Давно хотелось мне подумать над одним странным фактом: многие письма, воспоминания и дневники из нашего архива были, хотя и сложены аккуратно в папочки или конверты, но столь же аккуратно… разорваны пополам. А на конвертах и папках мне часто встречалась надпись, сделанная бабушкой: «Все письма просмотрены — их следует сжечь».

Раньше по этим припискам глаз мой просто проскальзывал: все же не сожгла, не поднялась рука… Но вот однажды я все-таки задумалась: что это было, отчаяние? Какой-то невысказанный внутренний приговор прошлому — своему собственному и семьи, тем незабвенным и недолгим дням счастья, свободы, тем мягким и теплым краскам жизни, которые теперь были увидены глазами много пережившего человека, прожившего бОльшую своей жизни — 65 лет — в веке XX (бабушка родилась в 1886 году, а скончалась в 1965 году).

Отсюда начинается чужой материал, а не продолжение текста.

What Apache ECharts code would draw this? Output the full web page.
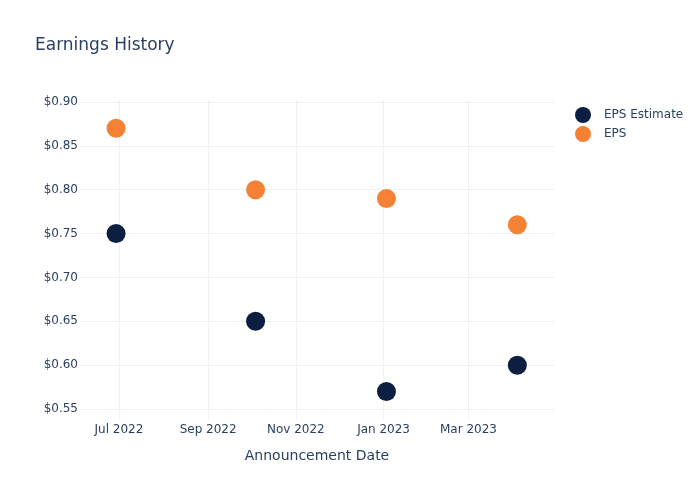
<!DOCTYPE html>
<html><head><meta charset="utf-8">
<script src="https://cdn.jsdelivr.net/npm/echarts@6/dist/echarts.min.js"></script>
<style>html,body{margin:0;padding:0;background:#fff}#c{width:700px;height:500px}</style>
</head><body><div id="c"></div>
<script>
const dates = ['2022-06-29', '2022-10-04', '2023-01-03', '2023-04-04'];
const epsEstimate = [0.75, 0.65, 0.57, 0.60];
const eps = [0.87, 0.80, 0.79, 0.76];
const xTicks = ['2022-07-01', '2022-09-01', '2022-11-01', '2023-01-01', '2023-03-01'];
const yTicks = [0.55, 0.60, 0.65, 0.70, 0.75, 0.80, 0.85, 0.90];
const months = ['Jan','Feb','Mar','Apr','May','Jun','Jul','Aug','Sep','Oct','Nov','Dec'];
const FONT = 'DejaVu Sans';
const TXT = '#2a3f5f';
const GRID = '#edf0f6';
const ts = d => new Date(d + 'T00:00:00').getTime();

const chart = echarts.init(document.getElementById('c'), null, {renderer: 'canvas'});
chart.setOption({
  animation: false,
  backgroundColor: '#fff',
  textStyle: {fontFamily: FONT},
  title: {text: 'Earnings History', left: 30, top: 32,
    textStyle: {fontFamily: FONT, fontSize: 17, fontWeight: 'normal', color: TXT}},
  legend: {orient: 'vertical', left: 570, top: 102, itemGap: 3, itemWidth: 16, itemHeight: 16,
    icon: 'circle', textStyle: {fontFamily: FONT, fontSize: 12, color: TXT, padding: [0, 0, 0, 8]},
    data: ['EPS Estimate', 'EPS']},
  grid: {left: 80, right: 146, top: 100, bottom: 80, containLabel: false},
  xAxis: {
    type: 'value',
    min: new Date('2022-06-03T22:00:00').getTime(),
    max: new Date('2023-04-29T12:00:00').getTime(),
    name: 'Announcement Date', nameLocation: 'middle', nameGap: 29,
    nameTextStyle: {fontFamily: FONT, fontSize: 14, color: TXT},
    axisLine: {show: false},
    axisTick: {show: false, customValues: xTicks.map(ts)},
    axisLabel: {customValues: xTicks.map(ts),
      fontFamily: FONT, fontSize: 12, color: TXT, margin: 4, hideOverlap: false,
      formatter: v => { const d = new Date(v); return months[d.getMonth()] + ' ' + d.getFullYear(); }},
    splitLine: {show: true, lineStyle: {color: GRID, width: 1}}
  },
  yAxis: {
    type: 'value', min: 0.5375, max: 0.9022,
    axisLine: {show: false},
    axisTick: {show: false, customValues: yTicks},
    axisLabel: {customValues: yTicks, fontFamily: FONT, fontSize: 12, color: TXT, margin: 2,
      formatter: v => '$' + v.toFixed(2)},
    splitLine: {show: true, lineStyle: {color: GRID, width: 1}}
  },
  series: [
    {name: 'EPS Estimate', type: 'scatter', symbolSize: 19,
      itemStyle: {color: '#0c1f40', opacity: 1},
      data: dates.map((d, i) => [ts(d), epsEstimate[i]])},
    {name: 'EPS', type: 'scatter', symbolSize: 19,
      itemStyle: {color: '#f58134', opacity: 1},
      data: dates.map((d, i) => [ts(d), eps[i]])}
  ]
});
</script></body></html>
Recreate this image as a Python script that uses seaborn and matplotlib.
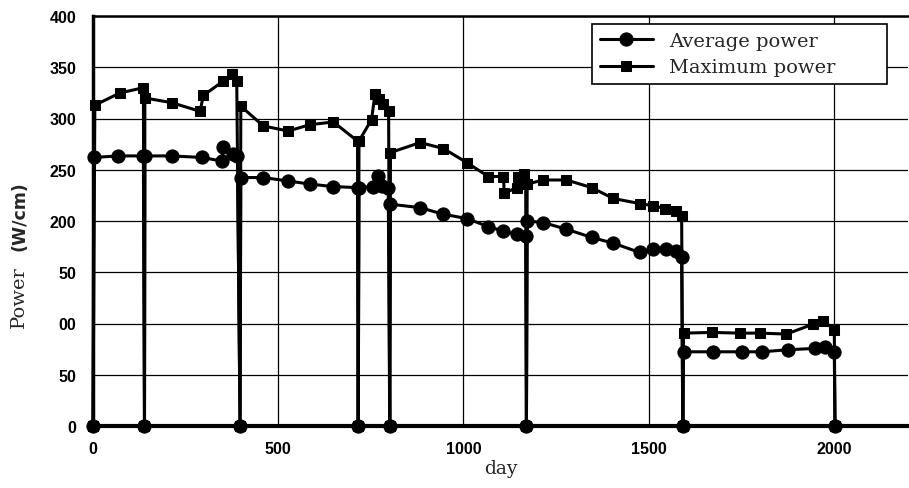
import matplotlib
matplotlib.use("Agg")
import matplotlib.pyplot as plt
import seaborn as sns
import pandas as pd

# ---- data ----
avg_days = [0, 2, 68, 136, 139, 140, 212, 293, 347, 352, 379, 390, 397, 399,
            460, 527, 586, 647, 714, 716, 718, 757, 770, 779, 797, 801, 803,
            883, 946, 1009, 1067, 1108, 1144, 1168, 1170, 1172, 1215, 1278,
            1346, 1404, 1476, 1512, 1548, 1575, 1589, 1592, 1594, 1674, 1751,
            1805, 1877, 1949, 1976, 2001, 2003]
avg_power = [0, 262, 263.5, 263.5, 0, 263.5, 263.5, 262, 258.6, 272.6, 265, 263, 0, 242.4,
             242.4, 239, 236, 233.6, 232.6, 0, 232.6, 233.6, 244, 234, 232.6, 0, 216.4,
             213, 206.6, 202.4, 194.6, 190, 187, 185, 0, 200, 198.5, 192,
             184, 178.4, 169.3, 172.5, 172.5, 171, 164.4, 0, 72.4, 72.4, 72.4,
             72.4, 74.4, 75.7, 76.7, 72.4, 0]

max_days = [0, 5, 73, 136, 139, 140, 212, 289, 298, 352, 374, 388, 397, 399,
            460, 527, 586, 649, 714, 716, 718, 752, 761, 772, 784, 798, 801, 803,
            883, 946, 1009, 1067, 1108, 1110, 1144, 1146, 1163, 1168, 1170, 1172,
            1215, 1278, 1346, 1404, 1476, 1512, 1544, 1574, 1589, 1592, 1594,
            1670, 1746, 1800, 1872, 1944, 1971, 2001, 2003]
max_power = [0, 313, 325, 330, 0, 320, 315.5, 307, 322.6, 336.5, 343, 336.5, 0, 312,
             292.7, 287.8, 294, 296.6, 278, 0, 278, 299, 323.6, 319, 314, 307, 0, 266.8,
             276.5, 270.7, 257, 243.4, 243.4, 227, 232.6, 243, 245.6, 236, 0, 236,
             240, 240, 232.6, 222, 217, 215, 212, 210, 205, 0, 90.6,
             91.3, 90.6, 90.6, 89.7, 99.4, 102.6, 94, 0]

y_ticks = [0, 50, 100, 150, 200, 250, 300, 350, 400]
y_tick_labels = ["0", "50", "00", "50", "200", "250", "300", "350", "400"]
x_ticks = [0, 500, 1000, 1500, 2000]
x_tick_labels = ["0", "500", "1000", "1500", "2000"]

df_avg = pd.DataFrame({"day": avg_days, "power": avg_power})
df_max = pd.DataFrame({"day": max_days, "power": max_power})

sns.set_style("white")
plt.rcParams["font.family"] = ["DejaVu Serif"]

fig = plt.figure(figsize=(9.09, 4.89), dpi=100)
ax = fig.add_axes([93 / 909, 1 - 427 / 489, 815 / 909, 410 / 489])

sns.lineplot(data=df_max, x="day", y="power", sort=False, estimator=None,
             color="black", lw=2.2, marker="s", markersize=7.5,
             markeredgecolor="black", markerfacecolor="black",
             clip_on=False, ax=ax, label="Maximum power", zorder=4)
sns.lineplot(data=df_avg, x="day", y="power", sort=False, estimator=None,
             color="black", lw=2.2, marker="o", markersize=9.5,
             markeredgecolor="black", markerfacecolor="black",
             clip_on=False, ax=ax, label="Average power", zorder=5)

ax.set_xlim(0, 2200)
ax.set_ylim(0, 400)
ax.set_yticks(y_ticks)
ax.set_yticklabels(y_tick_labels)
ax.set_xticks(x_ticks)
ax.set_xticklabels(x_tick_labels)
for lab in ax.get_xticklabels() + ax.get_yticklabels():
    lab.set_family(["Liberation Sans", "DejaVu Sans"])
    lab.set_fontweight("bold")
    lab.set_fontsize(11.5)
ax.tick_params(axis="both", length=0, colors="black")
ax.tick_params(axis="y", pad=12)
ax.tick_params(axis="x", pad=11)

ax.grid(True, color="black", lw=0.9)
ax.set_axisbelow(True)
for side in ["left", "bottom", "top"]:
    ax.spines[side].set_color("black")
ax.spines["left"].set_linewidth(2.5)
ax.spines["bottom"].set_linewidth(3)
ax.spines["top"].set_linewidth(1.8)
ax.spines["right"].set_visible(False)

ax.set_xlabel("day", fontsize=13.5, labelpad=2)
ax.set_ylabel("")
# y-axis label: serif "Power" and bold sans "(W/cm)" as in the reference
fig.text(19 / 909, 1 - 297 / 489, "Power", rotation=90, ha="center", va="center",
         fontsize=14, family="DejaVu Serif")
fig.text(19 / 909, 1 - 216 / 489, "(W/cm)", rotation=90, ha="center", va="center",
         fontsize=12.5, fontweight="bold", family=["DejaVu Sans"])

h, l = ax.get_legend_handles_labels()
leg = ax.legend([h[1], h[0]], [l[1], l[0]], loc="upper left",
                bbox_to_anchor=(0.6123, 0.0, 0.362, 0.9805), mode="expand",
                frameon=True, fancybox=False,
                edgecolor="black", framealpha=1, fontsize=14,
                handlelength=2.7, borderpad=0.42, labelspacing=0.42,
                handletextpad=0.85, borderaxespad=0)
leg.get_frame().set_linewidth(1.2)
for ln in leg.get_lines():
    ln.set_linewidth(2.2)

fig.savefig("out.png", dpi=100)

…А, может, ты хотела уберечь эти свидетельства живого минувшего от поругания, осмеяния и заплевывания людьми совсем других времен и сердец?

Основания для этого у тебя несомненно были… Вспоминаю Блоковские записные книжки, где он описывает увиденное после погрома любимого своего Шахматова, где среди безобразных останков и изувеченных развалин былой жизни на полу валялись растерзанные пачки семейных писем «со следами человеческих копыт».

Но нет, вряд ли… Ты ведь, как никто, хорошо знала и другую сторону той жизни: как еще после первых революционных погромов 1905 года приехала в Петроград вдова Ивана Егоровича Жуковского, твоего дяди, — Ольга Гавриловна — хозяйка Нового Села под Тулой, и как она рассказывала всем собравшимся об ужасах погромов и полыхании имений, о том, каким нападениям подвергались соседи (жестоко застрелен был по соседству с тульскими Жуковскими отчим князя Дмитрия Шаховского — в эмиграции ставшего архиепископом Сан-Францисским): «А я харкаю на них и плюю! — кричала тогда на взводе Ольга Гавриловна. — Харкаю — и плюю!».